SUPPLIED INFORMATION =>
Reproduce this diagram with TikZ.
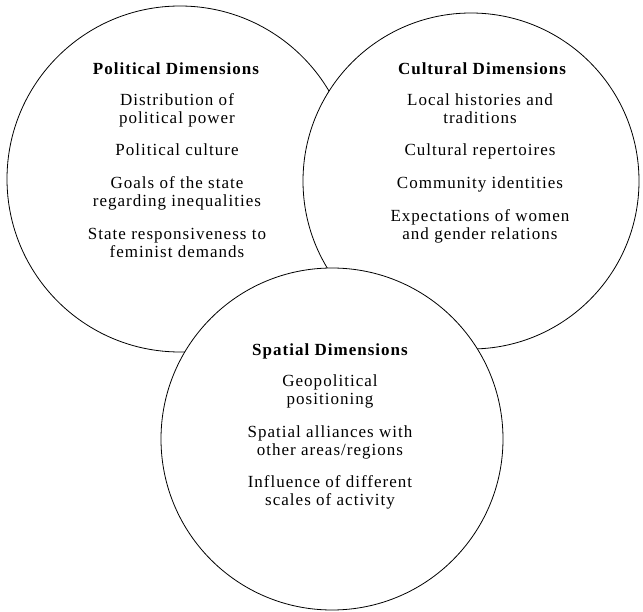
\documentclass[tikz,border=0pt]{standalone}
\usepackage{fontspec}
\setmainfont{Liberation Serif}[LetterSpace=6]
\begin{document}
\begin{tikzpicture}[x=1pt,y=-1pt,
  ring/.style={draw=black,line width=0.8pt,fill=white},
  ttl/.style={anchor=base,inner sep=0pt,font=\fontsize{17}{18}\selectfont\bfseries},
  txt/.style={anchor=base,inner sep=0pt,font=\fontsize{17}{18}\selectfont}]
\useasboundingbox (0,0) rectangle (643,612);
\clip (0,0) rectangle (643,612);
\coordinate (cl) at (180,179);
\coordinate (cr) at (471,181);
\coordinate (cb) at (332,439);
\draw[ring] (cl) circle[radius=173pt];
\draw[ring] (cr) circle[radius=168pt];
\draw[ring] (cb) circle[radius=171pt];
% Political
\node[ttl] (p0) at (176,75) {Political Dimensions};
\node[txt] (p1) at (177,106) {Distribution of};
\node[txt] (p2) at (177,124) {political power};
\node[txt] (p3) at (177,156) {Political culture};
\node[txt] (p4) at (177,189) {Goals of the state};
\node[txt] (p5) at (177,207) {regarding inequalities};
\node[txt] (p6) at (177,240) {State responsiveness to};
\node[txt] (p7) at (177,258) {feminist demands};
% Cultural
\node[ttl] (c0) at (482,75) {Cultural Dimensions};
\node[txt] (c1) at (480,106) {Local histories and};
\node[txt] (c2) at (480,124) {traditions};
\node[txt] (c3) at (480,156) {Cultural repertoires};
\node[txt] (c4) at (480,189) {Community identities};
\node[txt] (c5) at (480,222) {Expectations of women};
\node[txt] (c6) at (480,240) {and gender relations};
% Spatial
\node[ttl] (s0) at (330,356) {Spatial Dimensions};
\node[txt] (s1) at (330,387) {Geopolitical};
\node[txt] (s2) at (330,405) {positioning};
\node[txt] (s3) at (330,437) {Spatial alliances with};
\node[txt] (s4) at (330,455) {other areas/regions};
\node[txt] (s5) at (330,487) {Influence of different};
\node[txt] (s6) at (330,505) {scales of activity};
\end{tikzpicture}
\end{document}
* * *
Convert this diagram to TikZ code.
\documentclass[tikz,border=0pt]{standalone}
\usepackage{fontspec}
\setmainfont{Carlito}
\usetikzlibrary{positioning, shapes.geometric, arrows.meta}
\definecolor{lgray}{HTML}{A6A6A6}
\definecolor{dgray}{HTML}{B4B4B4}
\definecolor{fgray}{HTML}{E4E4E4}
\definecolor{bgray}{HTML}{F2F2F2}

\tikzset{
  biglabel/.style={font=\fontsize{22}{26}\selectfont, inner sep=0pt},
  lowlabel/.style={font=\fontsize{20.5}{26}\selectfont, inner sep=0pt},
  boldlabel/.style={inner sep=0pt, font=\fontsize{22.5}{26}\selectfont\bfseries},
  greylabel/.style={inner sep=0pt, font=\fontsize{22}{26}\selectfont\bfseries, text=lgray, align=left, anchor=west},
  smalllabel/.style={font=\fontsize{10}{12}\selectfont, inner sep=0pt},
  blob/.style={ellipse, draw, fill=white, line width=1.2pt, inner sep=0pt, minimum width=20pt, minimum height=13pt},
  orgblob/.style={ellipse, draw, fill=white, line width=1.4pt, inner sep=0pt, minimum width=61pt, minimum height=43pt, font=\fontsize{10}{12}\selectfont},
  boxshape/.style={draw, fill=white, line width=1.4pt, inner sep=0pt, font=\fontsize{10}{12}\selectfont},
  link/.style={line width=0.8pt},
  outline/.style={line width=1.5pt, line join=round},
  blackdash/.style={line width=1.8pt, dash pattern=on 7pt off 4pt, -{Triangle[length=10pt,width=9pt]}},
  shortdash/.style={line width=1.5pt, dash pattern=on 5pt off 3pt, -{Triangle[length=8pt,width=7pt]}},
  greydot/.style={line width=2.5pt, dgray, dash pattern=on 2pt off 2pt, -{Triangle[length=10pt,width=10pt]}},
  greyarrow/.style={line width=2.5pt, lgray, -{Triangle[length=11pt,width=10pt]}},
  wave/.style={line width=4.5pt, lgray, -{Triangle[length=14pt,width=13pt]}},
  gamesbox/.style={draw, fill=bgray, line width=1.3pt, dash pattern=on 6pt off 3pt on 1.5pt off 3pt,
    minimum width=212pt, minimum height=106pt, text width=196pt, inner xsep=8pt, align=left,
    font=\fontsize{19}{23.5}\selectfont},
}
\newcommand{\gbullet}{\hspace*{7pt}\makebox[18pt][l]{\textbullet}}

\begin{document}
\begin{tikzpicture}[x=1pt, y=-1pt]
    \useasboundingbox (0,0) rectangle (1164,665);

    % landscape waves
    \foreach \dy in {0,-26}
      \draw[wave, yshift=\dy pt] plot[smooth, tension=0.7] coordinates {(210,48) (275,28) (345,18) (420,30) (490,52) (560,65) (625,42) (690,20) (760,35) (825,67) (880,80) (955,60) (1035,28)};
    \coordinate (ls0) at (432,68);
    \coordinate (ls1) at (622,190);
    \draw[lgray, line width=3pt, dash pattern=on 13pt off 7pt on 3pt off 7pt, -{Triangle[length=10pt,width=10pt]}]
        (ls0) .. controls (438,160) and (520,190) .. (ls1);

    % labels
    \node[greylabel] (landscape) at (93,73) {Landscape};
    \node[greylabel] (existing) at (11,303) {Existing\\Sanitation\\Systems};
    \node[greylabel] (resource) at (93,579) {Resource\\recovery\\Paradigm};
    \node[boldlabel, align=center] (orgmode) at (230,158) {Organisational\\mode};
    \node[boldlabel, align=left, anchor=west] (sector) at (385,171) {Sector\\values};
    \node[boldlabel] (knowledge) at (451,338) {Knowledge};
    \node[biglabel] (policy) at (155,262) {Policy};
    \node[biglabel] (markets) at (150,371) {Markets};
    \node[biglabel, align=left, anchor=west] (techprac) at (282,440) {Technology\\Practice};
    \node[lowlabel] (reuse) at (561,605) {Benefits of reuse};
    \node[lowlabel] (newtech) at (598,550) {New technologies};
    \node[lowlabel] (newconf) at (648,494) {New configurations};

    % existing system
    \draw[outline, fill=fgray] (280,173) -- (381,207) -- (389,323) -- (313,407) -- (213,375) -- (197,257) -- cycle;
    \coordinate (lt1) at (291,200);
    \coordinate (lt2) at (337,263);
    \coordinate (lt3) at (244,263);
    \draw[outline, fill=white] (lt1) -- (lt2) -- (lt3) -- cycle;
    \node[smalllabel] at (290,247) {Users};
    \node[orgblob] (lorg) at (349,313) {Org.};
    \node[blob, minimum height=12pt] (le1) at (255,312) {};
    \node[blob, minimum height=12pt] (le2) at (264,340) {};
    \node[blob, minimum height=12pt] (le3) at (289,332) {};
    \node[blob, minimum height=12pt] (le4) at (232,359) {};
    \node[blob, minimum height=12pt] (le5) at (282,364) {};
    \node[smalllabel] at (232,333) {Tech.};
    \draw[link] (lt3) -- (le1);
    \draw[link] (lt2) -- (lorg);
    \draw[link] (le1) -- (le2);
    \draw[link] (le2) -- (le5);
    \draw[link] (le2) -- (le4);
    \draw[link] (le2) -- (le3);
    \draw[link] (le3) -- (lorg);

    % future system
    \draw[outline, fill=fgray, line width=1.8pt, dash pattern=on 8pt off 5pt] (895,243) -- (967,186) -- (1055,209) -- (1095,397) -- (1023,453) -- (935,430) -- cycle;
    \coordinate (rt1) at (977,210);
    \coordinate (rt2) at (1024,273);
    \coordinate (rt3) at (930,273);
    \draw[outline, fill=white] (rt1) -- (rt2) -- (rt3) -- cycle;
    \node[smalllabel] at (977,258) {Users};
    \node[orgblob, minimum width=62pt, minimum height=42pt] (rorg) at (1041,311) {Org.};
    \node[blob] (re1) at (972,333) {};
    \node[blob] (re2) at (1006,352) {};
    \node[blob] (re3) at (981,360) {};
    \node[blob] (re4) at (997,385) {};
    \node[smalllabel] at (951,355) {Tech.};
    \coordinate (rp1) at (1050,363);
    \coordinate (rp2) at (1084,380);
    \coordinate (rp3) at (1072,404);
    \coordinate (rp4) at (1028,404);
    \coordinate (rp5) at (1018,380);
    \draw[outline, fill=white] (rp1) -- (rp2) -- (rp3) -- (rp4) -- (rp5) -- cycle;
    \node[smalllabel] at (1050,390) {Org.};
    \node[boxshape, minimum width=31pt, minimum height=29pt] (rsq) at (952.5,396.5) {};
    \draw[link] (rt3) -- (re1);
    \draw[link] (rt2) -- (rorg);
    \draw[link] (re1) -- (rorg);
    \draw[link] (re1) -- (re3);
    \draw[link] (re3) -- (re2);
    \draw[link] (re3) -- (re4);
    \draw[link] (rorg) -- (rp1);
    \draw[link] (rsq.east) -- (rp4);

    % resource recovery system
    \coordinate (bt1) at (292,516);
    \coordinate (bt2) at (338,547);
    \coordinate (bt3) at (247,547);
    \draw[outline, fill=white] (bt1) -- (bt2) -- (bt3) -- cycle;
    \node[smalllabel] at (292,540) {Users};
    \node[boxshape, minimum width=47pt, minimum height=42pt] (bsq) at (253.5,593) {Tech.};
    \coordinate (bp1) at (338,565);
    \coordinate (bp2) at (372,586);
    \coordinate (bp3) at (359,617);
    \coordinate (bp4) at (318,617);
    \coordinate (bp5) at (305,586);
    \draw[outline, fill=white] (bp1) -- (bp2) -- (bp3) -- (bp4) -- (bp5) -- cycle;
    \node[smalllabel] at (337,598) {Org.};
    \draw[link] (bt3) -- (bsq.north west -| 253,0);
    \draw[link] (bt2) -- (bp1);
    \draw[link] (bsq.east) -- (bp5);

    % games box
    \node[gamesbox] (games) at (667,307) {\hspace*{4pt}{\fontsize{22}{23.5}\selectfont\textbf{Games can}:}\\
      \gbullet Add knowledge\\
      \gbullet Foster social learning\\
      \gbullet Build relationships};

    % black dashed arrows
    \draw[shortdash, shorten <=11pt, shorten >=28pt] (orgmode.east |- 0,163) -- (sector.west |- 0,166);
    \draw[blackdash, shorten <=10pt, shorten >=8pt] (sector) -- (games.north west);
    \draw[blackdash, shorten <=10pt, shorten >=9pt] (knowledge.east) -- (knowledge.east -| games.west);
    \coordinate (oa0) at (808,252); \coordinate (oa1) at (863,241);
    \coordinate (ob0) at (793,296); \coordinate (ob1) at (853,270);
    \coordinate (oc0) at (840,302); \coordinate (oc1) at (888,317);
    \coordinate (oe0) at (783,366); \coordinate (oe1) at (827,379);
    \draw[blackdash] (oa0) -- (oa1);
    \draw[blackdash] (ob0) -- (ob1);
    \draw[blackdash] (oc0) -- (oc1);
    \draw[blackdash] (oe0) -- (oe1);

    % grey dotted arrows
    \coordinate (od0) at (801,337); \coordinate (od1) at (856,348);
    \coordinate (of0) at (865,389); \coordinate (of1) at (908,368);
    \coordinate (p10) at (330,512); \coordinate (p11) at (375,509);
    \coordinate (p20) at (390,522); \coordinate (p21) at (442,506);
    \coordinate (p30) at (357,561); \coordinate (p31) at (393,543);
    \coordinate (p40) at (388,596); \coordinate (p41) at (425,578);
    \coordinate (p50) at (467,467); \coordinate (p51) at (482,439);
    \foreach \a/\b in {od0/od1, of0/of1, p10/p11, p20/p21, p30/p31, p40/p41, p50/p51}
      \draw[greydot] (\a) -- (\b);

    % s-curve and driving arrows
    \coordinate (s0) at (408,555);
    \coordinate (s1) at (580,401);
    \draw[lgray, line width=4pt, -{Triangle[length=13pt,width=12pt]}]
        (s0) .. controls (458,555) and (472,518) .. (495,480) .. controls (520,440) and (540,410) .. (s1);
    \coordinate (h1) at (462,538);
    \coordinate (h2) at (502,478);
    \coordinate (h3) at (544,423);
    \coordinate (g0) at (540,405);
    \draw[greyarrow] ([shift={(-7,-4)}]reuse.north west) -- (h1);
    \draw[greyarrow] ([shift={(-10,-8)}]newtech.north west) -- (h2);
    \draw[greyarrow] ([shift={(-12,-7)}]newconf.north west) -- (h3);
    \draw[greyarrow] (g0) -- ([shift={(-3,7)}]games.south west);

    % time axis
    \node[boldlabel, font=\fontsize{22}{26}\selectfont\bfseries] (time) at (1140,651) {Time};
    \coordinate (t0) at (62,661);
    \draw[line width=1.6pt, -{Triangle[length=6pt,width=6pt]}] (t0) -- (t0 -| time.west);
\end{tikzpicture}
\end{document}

PROBLEM TO WORK ON =>
Everything from the line with "Convert this diagram to TikZ code." through the line with "(0,0) rectangle (1164,665);" is to be output exactly; leave out all other lines.

FINAL RESULT =>
Convert this diagram to TikZ code.
\documentclass[tikz,border=0pt]{standalone}
\usepackage{fontspec}
\setmainfont{Carlito}
\usetikzlibrary{positioning, shapes.geometric, arrows.meta}
\definecolor{lgray}{HTML}{A6A6A6}
\definecolor{dgray}{HTML}{B4B4B4}
\definecolor{fgray}{HTML}{E4E4E4}
\definecolor{bgray}{HTML}{F2F2F2}

\tikzset{
  biglabel/.style={font=\fontsize{22}{26}\selectfont, inner sep=0pt},
  lowlabel/.style={font=\fontsize{20.5}{26}\selectfont, inner sep=0pt},
  boldlabel/.style={inner sep=0pt, font=\fontsize{22.5}{26}\selectfont\bfseries},
  greylabel/.style={inner sep=0pt, font=\fontsize{22}{26}\selectfont\bfseries, text=lgray, align=left, anchor=west},
  smalllabel/.style={font=\fontsize{10}{12}\selectfont, inner sep=0pt},
  blob/.style={ellipse, draw, fill=white, line width=1.2pt, inner sep=0pt, minimum width=20pt, minimum height=13pt},
  orgblob/.style={ellipse, draw, fill=white, line width=1.4pt, inner sep=0pt, minimum width=61pt, minimum height=43pt, font=\fontsize{10}{12}\selectfont},
  boxshape/.style={draw, fill=white, line width=1.4pt, inner sep=0pt, font=\fontsize{10}{12}\selectfont},
  link/.style={line width=0.8pt},
  outline/.style={line width=1.5pt, line join=round},
  blackdash/.style={line width=1.8pt, dash pattern=on 7pt off 4pt, -{Triangle[length=10pt,width=9pt]}},
  shortdash/.style={line width=1.5pt, dash pattern=on 5pt off 3pt, -{Triangle[length=8pt,width=7pt]}},
  greydot/.style={line width=2.5pt, dgray, dash pattern=on 2pt off 2pt, -{Triangle[length=10pt,width=10pt]}},
  greyarrow/.style={line width=2.5pt, lgray, -{Triangle[length=11pt,width=10pt]}},
  wave/.style={line width=4.5pt, lgray, -{Triangle[length=14pt,width=13pt]}},
  gamesbox/.style={draw, fill=bgray, line width=1.3pt, dash pattern=on 6pt off 3pt on 1.5pt off 3pt,
    minimum width=212pt, minimum height=106pt, text width=196pt, inner xsep=8pt, align=left,
    font=\fontsize{19}{23.5}\selectfont},
}
\newcommand{\gbullet}{\hspace*{7pt}\makebox[18pt][l]{\textbullet}}

\begin{document}
\begin{tikzpicture}[x=1pt, y=-1pt]
    \useasboundingbox (0,0) rectangle (1164,665);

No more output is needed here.